**WHAT YOU ARE ASKED TO DO**
Compute how many lines in the entries below contain "this", and output nothing but the number.

**TASK MATERIAL**
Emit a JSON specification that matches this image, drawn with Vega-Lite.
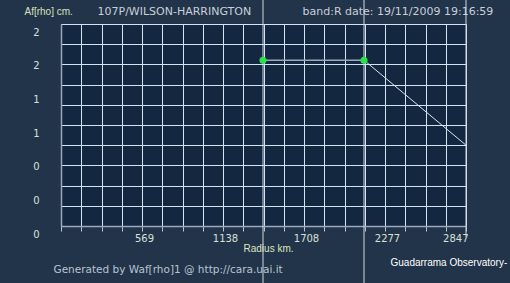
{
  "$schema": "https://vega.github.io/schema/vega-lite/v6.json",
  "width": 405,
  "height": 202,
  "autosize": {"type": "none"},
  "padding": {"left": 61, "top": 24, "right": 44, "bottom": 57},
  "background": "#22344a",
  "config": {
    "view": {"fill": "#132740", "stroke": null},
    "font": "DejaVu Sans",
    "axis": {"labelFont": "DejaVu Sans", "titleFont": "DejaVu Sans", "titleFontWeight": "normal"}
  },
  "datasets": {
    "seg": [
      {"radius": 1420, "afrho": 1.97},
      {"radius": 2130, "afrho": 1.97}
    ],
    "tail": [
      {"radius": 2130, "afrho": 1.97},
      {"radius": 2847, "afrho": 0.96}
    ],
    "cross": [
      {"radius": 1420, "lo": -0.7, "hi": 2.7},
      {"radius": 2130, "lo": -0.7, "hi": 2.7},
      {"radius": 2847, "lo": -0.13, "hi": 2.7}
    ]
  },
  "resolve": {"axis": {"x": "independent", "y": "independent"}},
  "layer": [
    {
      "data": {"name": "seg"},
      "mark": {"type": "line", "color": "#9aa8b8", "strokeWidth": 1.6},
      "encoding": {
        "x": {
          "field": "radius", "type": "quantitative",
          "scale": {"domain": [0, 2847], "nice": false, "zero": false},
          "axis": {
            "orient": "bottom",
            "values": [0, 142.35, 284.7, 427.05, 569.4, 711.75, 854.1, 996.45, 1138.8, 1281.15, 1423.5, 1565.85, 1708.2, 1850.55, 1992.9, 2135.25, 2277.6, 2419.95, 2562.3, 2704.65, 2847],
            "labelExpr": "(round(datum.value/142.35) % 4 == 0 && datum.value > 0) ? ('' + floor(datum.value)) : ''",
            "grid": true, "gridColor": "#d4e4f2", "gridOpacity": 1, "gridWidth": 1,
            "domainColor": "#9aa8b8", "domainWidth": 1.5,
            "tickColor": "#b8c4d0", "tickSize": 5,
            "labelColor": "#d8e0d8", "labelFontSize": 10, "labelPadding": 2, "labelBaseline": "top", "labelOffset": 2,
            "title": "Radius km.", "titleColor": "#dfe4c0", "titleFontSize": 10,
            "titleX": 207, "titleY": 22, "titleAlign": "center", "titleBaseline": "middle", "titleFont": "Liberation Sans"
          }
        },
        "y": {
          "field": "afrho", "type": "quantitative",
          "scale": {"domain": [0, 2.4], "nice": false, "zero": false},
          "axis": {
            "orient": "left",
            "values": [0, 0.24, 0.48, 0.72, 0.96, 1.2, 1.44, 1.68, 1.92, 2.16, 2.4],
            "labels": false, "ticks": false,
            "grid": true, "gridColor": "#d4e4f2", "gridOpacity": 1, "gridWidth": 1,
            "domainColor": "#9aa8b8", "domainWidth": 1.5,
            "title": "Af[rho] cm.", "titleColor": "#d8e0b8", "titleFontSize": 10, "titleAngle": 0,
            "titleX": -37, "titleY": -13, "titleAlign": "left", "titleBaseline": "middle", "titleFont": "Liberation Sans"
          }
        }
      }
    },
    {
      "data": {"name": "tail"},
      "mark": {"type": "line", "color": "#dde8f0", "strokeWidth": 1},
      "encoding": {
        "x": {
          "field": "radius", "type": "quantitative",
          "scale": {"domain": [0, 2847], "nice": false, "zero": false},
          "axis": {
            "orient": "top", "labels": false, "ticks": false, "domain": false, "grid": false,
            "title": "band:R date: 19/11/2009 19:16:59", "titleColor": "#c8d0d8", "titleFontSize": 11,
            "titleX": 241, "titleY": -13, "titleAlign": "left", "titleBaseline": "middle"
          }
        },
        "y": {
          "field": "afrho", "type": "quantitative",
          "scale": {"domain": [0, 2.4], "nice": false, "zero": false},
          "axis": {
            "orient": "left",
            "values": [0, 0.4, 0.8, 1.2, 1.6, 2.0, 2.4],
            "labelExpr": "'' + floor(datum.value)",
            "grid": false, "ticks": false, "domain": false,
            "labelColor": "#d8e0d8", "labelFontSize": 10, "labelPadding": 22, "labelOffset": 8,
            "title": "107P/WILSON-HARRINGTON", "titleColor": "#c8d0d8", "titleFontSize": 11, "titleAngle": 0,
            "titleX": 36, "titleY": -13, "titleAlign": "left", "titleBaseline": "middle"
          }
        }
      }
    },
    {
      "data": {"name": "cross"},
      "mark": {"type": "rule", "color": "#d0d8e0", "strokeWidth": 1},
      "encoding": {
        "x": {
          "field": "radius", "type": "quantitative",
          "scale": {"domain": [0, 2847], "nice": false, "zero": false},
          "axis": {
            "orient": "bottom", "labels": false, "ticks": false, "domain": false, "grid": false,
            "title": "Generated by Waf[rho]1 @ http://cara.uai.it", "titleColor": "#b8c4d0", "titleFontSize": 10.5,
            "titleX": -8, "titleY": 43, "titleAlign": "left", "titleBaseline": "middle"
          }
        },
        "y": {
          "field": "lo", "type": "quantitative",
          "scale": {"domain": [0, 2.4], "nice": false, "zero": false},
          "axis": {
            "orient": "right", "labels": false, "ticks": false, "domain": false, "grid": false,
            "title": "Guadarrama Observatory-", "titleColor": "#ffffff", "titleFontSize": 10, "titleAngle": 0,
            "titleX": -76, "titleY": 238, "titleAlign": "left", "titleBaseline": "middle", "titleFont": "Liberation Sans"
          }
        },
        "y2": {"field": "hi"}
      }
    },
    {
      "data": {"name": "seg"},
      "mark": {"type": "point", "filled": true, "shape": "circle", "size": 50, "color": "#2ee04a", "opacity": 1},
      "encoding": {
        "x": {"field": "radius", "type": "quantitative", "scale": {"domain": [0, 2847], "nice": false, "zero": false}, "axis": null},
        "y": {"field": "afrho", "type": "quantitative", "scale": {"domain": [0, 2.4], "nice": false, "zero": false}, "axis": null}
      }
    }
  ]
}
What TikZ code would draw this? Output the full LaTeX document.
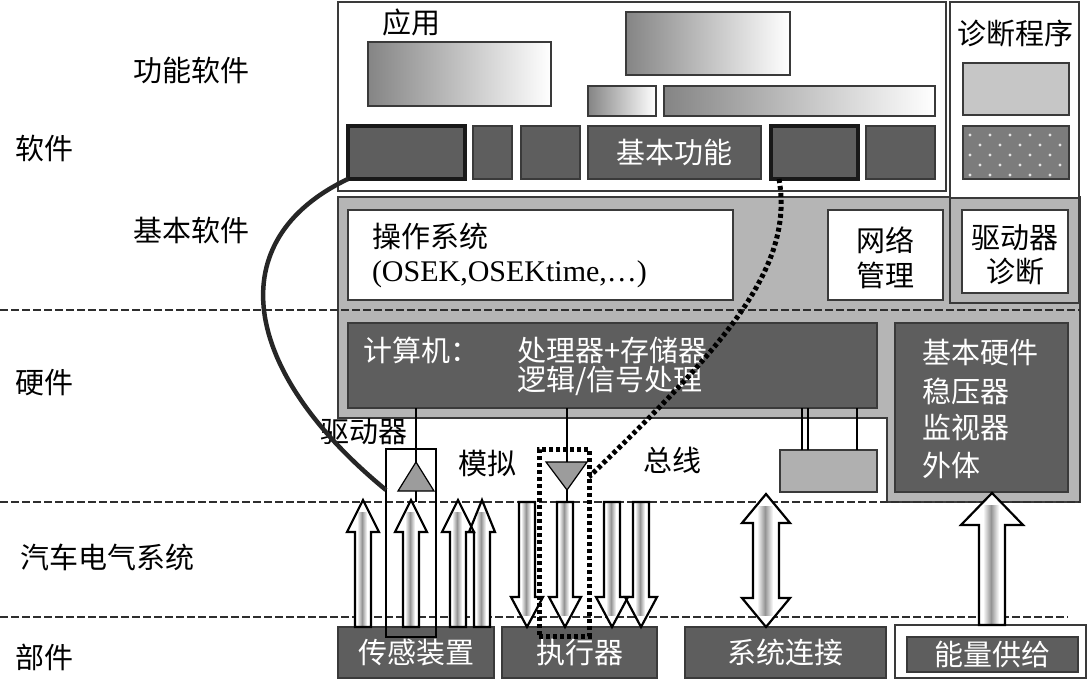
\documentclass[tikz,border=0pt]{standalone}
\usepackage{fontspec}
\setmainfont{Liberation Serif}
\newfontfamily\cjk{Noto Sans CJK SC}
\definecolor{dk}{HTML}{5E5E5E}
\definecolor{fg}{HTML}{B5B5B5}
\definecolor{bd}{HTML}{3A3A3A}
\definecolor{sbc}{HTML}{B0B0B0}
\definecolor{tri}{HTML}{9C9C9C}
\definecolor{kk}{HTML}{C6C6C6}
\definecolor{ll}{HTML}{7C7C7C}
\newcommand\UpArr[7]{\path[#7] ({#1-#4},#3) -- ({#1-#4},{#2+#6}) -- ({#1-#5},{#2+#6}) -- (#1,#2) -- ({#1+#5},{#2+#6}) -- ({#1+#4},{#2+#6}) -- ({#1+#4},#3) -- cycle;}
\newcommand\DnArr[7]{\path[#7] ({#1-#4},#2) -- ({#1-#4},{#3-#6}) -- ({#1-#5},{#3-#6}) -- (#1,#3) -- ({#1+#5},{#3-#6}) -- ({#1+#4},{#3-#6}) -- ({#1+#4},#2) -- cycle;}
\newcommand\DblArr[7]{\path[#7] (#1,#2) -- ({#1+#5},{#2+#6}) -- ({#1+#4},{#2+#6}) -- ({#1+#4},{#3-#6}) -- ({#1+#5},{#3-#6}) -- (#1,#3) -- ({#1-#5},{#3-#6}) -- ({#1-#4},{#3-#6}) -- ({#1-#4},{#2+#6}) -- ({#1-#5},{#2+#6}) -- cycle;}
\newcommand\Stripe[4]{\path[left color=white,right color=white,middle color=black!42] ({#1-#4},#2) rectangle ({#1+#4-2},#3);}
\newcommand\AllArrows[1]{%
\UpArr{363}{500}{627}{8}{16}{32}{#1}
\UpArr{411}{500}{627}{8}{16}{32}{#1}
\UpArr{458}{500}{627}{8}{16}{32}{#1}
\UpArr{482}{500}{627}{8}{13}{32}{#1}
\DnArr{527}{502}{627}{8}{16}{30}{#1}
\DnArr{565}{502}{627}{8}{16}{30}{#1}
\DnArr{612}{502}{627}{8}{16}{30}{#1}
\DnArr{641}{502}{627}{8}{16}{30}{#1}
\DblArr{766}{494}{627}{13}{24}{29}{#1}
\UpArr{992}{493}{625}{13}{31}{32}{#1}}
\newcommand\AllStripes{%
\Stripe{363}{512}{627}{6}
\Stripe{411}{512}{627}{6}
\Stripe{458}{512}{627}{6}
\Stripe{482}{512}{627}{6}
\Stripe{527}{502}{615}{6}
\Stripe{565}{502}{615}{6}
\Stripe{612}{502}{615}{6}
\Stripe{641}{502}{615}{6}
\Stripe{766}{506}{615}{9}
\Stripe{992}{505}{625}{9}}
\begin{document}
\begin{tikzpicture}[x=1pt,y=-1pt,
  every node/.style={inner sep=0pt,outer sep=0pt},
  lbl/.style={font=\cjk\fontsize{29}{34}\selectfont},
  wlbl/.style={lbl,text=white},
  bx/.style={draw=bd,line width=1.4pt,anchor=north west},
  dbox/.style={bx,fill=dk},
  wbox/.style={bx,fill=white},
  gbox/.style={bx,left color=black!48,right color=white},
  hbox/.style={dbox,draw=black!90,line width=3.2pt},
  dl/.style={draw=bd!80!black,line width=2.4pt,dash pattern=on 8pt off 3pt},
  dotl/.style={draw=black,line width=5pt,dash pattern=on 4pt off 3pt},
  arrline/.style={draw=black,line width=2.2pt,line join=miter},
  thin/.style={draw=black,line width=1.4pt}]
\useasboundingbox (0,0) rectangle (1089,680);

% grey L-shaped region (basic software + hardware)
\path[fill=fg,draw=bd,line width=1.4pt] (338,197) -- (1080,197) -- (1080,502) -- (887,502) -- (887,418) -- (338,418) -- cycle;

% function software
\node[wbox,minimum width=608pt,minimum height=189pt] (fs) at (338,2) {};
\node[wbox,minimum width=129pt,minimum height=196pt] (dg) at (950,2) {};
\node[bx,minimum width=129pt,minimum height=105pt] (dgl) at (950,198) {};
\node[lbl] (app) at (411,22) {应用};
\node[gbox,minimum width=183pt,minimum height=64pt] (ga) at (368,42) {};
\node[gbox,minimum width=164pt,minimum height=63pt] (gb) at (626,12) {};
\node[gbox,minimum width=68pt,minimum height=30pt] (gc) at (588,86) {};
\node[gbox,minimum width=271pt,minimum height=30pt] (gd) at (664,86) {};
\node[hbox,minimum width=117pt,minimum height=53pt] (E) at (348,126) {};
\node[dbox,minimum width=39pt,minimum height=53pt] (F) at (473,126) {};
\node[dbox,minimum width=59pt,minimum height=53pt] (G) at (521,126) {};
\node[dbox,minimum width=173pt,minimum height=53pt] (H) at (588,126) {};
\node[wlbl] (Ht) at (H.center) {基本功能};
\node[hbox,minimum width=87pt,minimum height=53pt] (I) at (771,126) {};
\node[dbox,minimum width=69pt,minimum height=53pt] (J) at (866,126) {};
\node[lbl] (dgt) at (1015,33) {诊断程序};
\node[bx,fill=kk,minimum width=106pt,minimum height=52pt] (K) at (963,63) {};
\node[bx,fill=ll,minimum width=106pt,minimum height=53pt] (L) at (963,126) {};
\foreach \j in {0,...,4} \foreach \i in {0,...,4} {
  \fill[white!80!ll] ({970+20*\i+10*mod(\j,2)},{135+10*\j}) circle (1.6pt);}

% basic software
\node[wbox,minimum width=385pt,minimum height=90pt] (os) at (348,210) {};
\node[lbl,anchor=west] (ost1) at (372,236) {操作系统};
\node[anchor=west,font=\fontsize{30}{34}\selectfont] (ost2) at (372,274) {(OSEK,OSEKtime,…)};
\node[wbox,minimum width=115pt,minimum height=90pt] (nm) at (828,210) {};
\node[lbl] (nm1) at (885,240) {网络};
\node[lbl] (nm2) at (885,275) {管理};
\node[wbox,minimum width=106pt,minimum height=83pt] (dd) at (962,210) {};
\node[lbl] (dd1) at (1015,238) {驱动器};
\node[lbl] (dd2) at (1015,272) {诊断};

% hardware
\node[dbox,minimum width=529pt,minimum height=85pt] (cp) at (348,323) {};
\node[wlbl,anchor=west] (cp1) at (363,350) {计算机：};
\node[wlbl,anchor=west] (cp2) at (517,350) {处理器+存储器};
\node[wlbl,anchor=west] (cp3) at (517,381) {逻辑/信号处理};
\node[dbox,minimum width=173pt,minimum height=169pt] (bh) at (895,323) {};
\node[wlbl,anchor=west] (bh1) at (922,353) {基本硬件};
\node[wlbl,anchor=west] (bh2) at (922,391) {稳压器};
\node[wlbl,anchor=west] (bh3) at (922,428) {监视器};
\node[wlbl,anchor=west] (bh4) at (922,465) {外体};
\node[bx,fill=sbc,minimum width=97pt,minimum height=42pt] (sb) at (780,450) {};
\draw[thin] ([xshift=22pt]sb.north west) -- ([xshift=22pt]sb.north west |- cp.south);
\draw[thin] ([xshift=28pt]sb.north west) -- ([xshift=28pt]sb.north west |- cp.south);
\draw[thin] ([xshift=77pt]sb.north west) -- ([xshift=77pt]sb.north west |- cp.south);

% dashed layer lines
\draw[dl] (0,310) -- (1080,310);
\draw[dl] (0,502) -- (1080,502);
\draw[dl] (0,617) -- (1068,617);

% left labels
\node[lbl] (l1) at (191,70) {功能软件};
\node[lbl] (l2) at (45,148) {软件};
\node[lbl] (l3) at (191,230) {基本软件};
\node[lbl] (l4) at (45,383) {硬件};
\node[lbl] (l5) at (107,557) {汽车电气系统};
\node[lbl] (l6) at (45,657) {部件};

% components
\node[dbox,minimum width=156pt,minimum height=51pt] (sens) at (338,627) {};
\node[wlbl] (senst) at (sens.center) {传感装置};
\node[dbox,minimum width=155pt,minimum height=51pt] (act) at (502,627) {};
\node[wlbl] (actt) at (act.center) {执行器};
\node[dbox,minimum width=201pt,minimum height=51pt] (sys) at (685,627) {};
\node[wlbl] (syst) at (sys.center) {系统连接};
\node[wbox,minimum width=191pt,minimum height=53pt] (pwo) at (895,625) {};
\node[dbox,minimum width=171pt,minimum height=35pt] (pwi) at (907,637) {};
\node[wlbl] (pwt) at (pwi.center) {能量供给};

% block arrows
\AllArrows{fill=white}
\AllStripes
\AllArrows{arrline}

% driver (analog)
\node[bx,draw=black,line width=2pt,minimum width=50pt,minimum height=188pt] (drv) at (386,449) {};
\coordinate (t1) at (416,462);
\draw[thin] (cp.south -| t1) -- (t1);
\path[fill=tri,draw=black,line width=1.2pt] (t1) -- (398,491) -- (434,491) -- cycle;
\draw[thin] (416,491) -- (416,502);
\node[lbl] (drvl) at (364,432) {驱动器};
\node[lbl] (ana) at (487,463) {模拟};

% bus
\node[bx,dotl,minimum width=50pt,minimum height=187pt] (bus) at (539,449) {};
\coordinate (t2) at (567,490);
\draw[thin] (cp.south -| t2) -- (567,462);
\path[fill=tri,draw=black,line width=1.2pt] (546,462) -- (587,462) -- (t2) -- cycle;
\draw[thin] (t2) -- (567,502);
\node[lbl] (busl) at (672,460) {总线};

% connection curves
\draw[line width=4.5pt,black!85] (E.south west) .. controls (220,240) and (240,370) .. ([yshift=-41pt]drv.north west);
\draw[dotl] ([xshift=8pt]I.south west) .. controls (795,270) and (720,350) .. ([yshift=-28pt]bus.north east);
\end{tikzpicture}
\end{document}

**RESULT OF THE TASK**
2